Persemaian model Labuan Bajo. |
KANAWA ADVANCE -- Kejaksaan Tinggi (Kejati) NTT menahan lima tersangka kasus korupsi pembangunan persemaian modern di Labuan Bajo, Manggarai Barat. Ada kemungkinan penambahan tersangka baru yang ikut terlibat dalam kasus tersebut.
Kelima tersangka, yaitu Agus Subarnas pegawai selaku Pejabat Pembuat Komitmen (PPK) BPDAS Benanain Noelmina, Direktur PT Mitra Eclat Gunung Arta Bandar Lampung, Sunarto Direktur PT Mitra Eclat Gunung Arta Bandar Lampung, Hamdani Direktur Utama PT Mitra Eclat Gunung Arta Bandar Lampung, dan Putu Suta Suyasa selaku konsultan pengawas.
Dalam kasus tersebut, kelima tersangka diduga melakukan mufakat jahat sehingga proyek Tahap II di Balai Pengelolaan DAS dan Hutan Lindung Sungai Benain Noelmina Tahun Anggaran 2021 tersebut merugikan negara Rp10 miliar.
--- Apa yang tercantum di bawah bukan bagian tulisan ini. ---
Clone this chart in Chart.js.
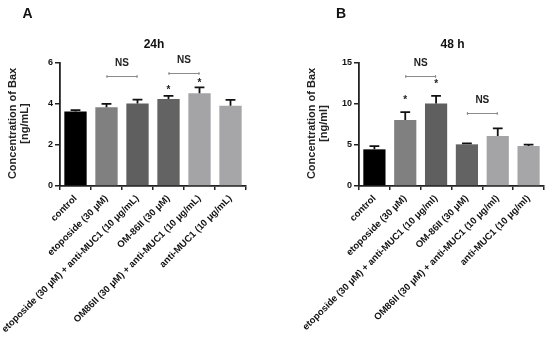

Adapun nilai proyek sebesar Rp49 miliar.
Asisten Pidana Khusus Kejaksaan NTT Ridwan Angsar mengatakan telah melakukan pemeriksaan data, dokumen, dan memeriksa 60 orang saksi.
Terungkap bahwa praktik lancung yang dilakukan para tersangka tidak saja saat pelelangan namun juga setelahnya. Dimana mereka membuat berita acara palsu.
Di tahap pelelangan, panitia lelang atau pokja tidak melakukan proses evaluasi secara profesional berdasarkan ketentuan PBJ yang pada akhirnya menetapkan PT Mega sebagai pemenang lelang dengan nilai kontrak Rp39.658.736.000.
Dalam proses tersebut, penyidik menemukan adanya persekongkolan yang dilakukan tersangka Sunarto, Yudi Hermawan sebagai Direktur PT Mitra Eclat Gunung Arta Bandar Lampung bersama Hamdani sebagai Direktur Utama PT Mitra Eclat Gunung Arta di Bandar Lampung.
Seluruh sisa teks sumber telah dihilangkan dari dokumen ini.